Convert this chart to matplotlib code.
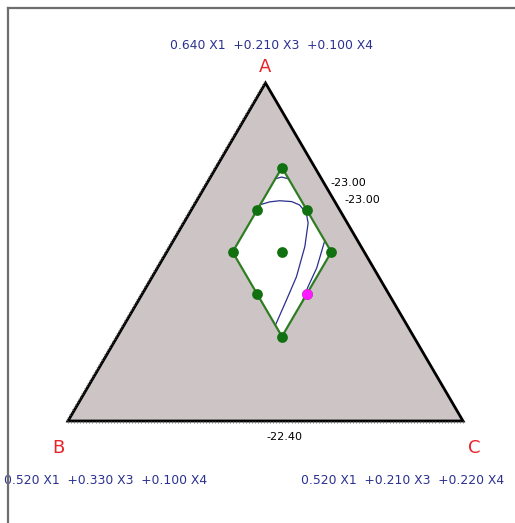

...

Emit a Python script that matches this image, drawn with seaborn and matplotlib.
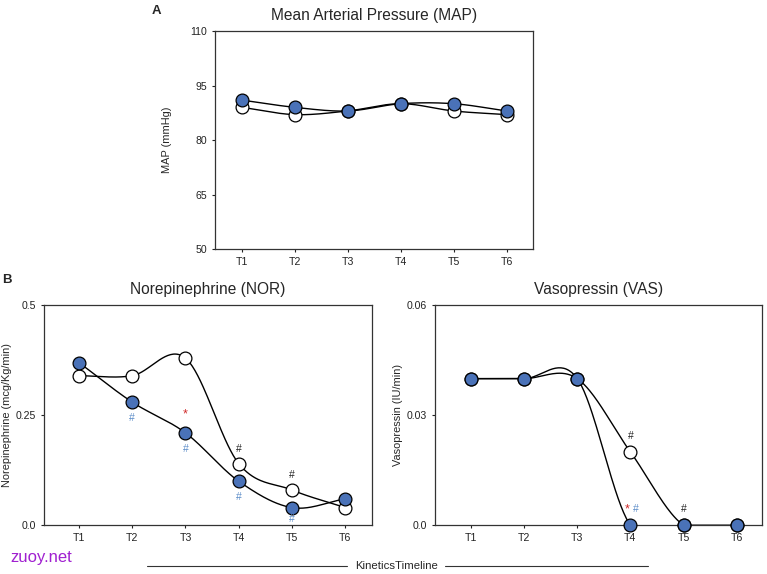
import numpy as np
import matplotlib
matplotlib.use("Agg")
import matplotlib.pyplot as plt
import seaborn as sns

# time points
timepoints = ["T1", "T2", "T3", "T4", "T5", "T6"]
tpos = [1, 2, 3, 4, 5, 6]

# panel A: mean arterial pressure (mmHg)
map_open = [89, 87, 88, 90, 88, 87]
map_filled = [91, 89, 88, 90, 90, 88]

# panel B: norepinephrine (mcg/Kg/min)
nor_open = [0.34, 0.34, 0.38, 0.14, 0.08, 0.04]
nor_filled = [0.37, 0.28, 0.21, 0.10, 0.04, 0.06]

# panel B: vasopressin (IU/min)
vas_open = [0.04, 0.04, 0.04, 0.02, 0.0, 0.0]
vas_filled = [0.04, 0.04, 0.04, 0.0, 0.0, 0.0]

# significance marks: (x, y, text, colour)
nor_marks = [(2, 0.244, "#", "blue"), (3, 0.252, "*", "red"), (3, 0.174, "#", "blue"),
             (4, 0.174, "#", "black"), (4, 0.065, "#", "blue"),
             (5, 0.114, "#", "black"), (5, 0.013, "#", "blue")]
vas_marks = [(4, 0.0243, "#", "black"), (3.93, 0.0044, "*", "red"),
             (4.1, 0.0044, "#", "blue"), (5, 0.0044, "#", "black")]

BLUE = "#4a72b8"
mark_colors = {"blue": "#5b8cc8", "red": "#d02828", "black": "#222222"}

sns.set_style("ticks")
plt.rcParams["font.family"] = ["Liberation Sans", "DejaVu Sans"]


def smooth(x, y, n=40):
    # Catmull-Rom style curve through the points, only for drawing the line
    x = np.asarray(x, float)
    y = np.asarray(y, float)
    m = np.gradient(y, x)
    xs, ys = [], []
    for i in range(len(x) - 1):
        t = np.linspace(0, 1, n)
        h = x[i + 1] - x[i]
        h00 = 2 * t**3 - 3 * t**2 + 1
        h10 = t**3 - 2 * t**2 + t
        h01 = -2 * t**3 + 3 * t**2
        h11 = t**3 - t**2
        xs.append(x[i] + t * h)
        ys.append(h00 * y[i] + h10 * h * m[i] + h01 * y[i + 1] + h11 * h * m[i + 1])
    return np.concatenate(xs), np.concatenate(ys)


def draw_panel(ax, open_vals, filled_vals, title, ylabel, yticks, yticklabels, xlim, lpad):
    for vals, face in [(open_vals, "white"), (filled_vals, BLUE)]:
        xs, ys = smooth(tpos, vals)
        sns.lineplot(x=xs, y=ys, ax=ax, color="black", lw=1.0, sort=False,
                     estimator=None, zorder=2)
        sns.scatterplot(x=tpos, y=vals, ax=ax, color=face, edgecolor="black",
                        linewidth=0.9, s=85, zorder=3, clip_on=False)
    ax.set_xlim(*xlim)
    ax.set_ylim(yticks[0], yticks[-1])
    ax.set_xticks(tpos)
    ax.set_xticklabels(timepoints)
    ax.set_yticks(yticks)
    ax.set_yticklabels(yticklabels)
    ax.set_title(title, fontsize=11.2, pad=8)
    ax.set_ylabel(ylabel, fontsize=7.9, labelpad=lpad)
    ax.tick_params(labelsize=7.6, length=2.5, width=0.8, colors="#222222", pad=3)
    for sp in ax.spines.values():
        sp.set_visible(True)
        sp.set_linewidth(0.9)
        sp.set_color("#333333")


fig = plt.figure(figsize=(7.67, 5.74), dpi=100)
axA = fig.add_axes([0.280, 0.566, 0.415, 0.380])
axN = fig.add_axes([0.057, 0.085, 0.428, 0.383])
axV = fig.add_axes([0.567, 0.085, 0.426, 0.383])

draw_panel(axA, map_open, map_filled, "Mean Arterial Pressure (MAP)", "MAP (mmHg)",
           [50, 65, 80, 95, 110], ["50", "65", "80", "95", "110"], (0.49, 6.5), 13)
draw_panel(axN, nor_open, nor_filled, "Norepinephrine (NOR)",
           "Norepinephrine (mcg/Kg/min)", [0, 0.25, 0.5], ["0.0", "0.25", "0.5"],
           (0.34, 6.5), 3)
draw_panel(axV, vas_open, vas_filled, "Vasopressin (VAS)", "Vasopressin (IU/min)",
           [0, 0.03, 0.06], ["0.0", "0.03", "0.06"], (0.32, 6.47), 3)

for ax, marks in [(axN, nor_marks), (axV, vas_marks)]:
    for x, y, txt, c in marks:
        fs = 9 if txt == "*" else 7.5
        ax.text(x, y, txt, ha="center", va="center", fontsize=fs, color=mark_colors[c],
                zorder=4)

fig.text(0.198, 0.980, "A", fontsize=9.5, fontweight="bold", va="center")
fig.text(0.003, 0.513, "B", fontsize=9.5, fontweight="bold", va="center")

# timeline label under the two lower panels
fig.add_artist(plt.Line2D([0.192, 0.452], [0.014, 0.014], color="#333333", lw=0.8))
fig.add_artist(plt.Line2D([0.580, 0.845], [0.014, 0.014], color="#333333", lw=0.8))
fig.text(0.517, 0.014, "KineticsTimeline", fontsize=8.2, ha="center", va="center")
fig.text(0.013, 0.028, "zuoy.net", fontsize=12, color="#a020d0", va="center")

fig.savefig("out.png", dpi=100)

---

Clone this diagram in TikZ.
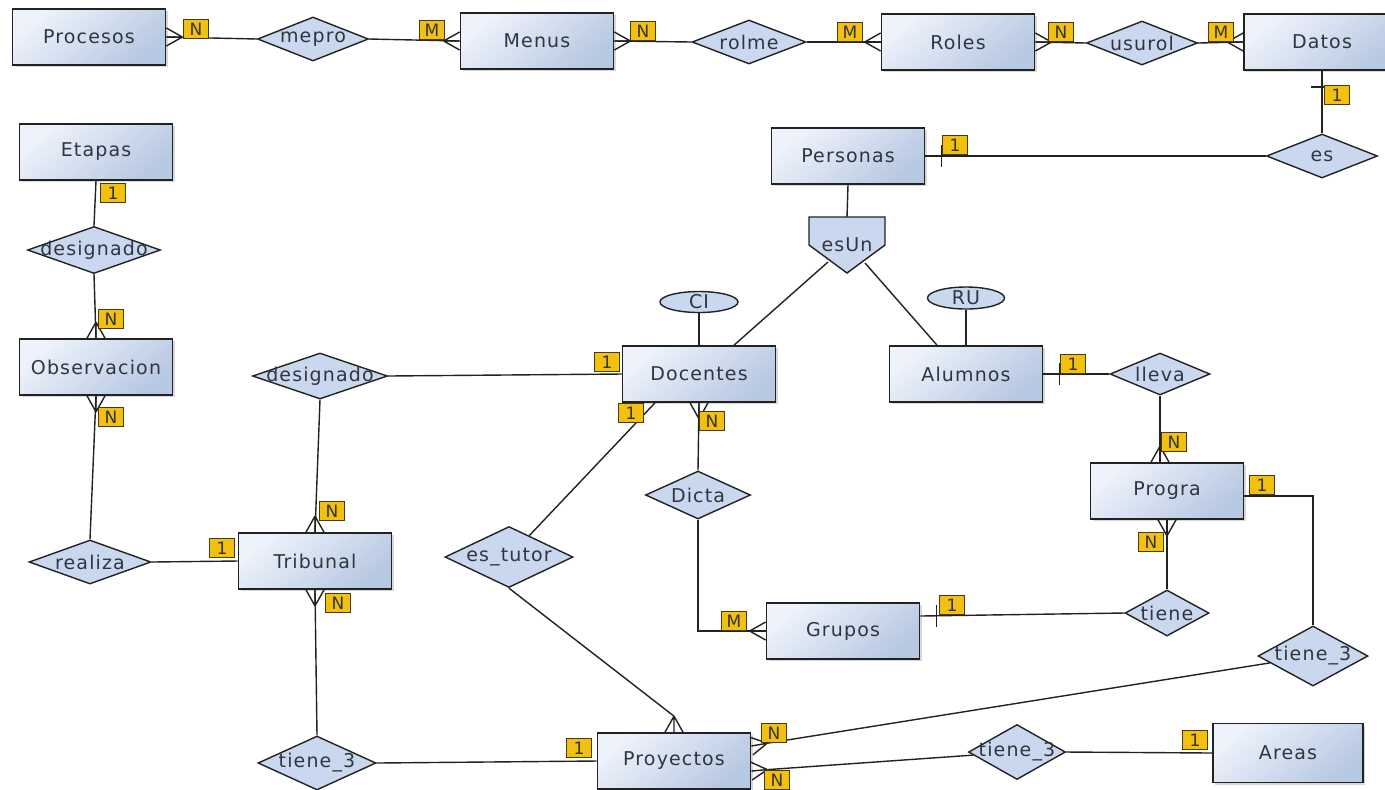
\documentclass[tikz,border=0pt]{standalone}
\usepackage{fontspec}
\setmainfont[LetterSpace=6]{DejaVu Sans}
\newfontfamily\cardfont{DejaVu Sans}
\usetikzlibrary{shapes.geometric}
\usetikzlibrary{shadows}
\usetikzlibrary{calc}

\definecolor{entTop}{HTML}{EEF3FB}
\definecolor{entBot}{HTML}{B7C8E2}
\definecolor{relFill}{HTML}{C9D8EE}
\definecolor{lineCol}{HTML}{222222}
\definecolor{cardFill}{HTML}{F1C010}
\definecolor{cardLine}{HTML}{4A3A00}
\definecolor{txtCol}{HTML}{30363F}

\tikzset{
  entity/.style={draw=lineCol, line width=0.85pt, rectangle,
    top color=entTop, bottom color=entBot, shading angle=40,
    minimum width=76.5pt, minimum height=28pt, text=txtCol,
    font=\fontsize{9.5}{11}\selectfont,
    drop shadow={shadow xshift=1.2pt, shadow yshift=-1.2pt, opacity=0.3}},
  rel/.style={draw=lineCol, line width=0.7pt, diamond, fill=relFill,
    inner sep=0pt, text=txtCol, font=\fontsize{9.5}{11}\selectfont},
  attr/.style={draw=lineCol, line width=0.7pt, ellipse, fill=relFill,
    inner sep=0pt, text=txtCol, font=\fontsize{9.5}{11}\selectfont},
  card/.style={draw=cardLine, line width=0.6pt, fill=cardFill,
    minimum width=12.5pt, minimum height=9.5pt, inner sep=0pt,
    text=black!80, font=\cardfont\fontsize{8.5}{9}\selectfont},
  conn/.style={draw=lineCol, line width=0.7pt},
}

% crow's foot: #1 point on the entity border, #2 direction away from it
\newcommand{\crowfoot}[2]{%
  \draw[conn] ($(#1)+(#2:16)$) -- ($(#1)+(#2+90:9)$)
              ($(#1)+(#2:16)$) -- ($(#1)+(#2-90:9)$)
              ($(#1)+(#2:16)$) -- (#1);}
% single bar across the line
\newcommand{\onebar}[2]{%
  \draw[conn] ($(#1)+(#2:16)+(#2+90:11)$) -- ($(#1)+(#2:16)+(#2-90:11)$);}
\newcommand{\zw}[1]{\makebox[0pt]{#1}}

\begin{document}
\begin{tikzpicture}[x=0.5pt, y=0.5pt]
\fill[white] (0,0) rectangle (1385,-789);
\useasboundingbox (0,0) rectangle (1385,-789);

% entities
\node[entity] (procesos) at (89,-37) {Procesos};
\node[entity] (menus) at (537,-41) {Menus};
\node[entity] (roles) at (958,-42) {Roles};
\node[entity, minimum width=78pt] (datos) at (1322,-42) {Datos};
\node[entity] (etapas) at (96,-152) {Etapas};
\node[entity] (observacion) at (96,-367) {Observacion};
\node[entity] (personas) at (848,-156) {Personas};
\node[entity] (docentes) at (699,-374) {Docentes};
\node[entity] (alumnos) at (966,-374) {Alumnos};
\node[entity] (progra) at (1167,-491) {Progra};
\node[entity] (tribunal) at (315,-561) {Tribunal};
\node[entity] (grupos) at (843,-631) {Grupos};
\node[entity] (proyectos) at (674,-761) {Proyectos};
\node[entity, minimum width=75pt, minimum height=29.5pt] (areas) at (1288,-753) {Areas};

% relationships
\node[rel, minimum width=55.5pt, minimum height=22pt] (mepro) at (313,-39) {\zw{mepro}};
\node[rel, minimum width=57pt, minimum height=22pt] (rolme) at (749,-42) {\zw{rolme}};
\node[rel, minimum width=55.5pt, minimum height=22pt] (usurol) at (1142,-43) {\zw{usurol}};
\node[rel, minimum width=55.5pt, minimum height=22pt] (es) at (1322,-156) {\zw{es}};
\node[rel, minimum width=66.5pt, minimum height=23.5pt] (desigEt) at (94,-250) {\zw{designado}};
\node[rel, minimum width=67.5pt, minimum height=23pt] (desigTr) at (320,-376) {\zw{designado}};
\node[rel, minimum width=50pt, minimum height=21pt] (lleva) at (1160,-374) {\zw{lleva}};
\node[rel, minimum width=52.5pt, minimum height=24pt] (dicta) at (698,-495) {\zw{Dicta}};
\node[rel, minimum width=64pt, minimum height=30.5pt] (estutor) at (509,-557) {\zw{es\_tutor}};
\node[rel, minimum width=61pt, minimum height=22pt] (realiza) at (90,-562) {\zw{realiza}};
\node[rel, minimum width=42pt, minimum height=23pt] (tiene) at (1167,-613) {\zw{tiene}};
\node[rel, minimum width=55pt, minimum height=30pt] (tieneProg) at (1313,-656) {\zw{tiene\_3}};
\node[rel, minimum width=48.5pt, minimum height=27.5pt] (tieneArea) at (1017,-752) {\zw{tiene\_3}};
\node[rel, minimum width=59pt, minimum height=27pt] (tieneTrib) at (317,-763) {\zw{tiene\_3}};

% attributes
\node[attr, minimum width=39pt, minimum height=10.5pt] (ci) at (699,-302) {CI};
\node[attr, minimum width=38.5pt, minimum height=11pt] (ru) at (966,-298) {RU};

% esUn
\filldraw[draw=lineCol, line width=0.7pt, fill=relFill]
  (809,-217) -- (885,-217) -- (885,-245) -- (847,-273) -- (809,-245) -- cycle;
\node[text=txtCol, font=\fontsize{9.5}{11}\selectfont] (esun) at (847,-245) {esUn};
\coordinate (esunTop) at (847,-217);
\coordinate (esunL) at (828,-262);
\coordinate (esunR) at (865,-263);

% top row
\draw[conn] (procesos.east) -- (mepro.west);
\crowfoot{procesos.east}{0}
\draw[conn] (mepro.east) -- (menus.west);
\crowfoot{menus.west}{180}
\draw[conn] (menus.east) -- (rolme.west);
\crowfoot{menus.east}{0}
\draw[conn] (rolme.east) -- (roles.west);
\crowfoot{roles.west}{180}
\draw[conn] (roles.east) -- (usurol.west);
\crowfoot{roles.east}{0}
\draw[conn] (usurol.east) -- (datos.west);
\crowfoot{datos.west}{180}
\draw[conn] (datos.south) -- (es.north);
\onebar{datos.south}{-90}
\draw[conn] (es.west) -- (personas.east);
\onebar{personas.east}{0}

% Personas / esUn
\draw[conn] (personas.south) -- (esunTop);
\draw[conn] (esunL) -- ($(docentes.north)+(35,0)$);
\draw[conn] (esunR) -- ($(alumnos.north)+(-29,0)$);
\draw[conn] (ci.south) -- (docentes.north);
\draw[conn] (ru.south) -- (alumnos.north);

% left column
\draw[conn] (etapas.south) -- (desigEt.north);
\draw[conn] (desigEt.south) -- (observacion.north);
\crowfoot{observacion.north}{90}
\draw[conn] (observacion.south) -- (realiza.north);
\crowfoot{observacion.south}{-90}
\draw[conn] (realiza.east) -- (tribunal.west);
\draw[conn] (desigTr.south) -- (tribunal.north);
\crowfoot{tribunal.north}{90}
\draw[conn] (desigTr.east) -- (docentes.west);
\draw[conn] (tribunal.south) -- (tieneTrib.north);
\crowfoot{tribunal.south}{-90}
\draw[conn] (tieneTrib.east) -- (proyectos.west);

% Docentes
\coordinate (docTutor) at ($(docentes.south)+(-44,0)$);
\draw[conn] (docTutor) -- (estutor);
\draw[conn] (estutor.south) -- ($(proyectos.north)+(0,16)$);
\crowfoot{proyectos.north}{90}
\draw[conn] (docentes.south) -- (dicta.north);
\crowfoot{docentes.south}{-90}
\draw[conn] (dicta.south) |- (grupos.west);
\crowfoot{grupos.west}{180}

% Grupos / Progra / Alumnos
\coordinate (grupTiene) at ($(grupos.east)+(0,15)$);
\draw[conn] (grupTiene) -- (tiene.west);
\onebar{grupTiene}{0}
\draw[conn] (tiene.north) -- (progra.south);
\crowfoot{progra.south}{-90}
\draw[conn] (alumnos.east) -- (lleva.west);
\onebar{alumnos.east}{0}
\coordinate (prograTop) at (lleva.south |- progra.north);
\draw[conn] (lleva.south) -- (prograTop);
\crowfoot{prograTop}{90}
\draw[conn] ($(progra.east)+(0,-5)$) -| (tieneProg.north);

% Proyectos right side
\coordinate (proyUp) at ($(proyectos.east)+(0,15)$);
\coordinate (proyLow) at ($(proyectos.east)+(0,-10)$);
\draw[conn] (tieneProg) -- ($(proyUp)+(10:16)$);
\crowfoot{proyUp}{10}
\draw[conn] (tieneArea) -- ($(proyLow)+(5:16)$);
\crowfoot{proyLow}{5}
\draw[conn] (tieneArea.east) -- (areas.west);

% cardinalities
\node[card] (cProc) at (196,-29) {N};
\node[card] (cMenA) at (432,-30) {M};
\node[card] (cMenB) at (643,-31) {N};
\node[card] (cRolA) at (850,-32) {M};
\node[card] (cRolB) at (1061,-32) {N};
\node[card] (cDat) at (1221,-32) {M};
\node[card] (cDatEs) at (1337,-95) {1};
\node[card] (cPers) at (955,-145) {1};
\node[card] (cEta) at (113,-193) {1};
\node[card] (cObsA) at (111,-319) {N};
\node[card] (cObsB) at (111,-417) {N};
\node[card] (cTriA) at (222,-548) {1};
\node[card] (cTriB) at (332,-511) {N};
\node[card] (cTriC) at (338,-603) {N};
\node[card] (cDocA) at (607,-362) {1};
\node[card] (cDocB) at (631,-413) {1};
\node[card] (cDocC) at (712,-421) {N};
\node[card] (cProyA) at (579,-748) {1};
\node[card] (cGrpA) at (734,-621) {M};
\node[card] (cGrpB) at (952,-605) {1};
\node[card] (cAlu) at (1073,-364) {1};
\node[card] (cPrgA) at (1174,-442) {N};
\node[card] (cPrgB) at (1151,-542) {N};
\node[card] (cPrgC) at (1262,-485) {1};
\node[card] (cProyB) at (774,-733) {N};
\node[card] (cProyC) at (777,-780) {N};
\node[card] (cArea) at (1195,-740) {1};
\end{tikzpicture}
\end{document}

§ **Description of the task**:
Go to the line containing "Emit a Python" and copy exactly from there through the line containing "nor_filled = [0.37, 0.28, 0.21, 0.10, 0.04, 0.06]", both included, and nothing more. Pictures are excluded.

§ **Exercise output**:
Emit a Python script that matches this image, drawn with seaborn and matplotlib.
import numpy as np
import matplotlib
matplotlib.use("Agg")
import matplotlib.pyplot as plt
import seaborn as sns

# time points
timepoints = ["T1", "T2", "T3", "T4", "T5", "T6"]
tpos = [1, 2, 3, 4, 5, 6]

# panel A: mean arterial pressure (mmHg)
map_open = [89, 87, 88, 90, 88, 87]
map_filled = [91, 89, 88, 90, 90, 88]

# panel B: norepinephrine (mcg/Kg/min)
nor_open = [0.34, 0.34, 0.38, 0.14, 0.08, 0.04]
nor_filled = [0.37, 0.28, 0.21, 0.10, 0.04, 0.06]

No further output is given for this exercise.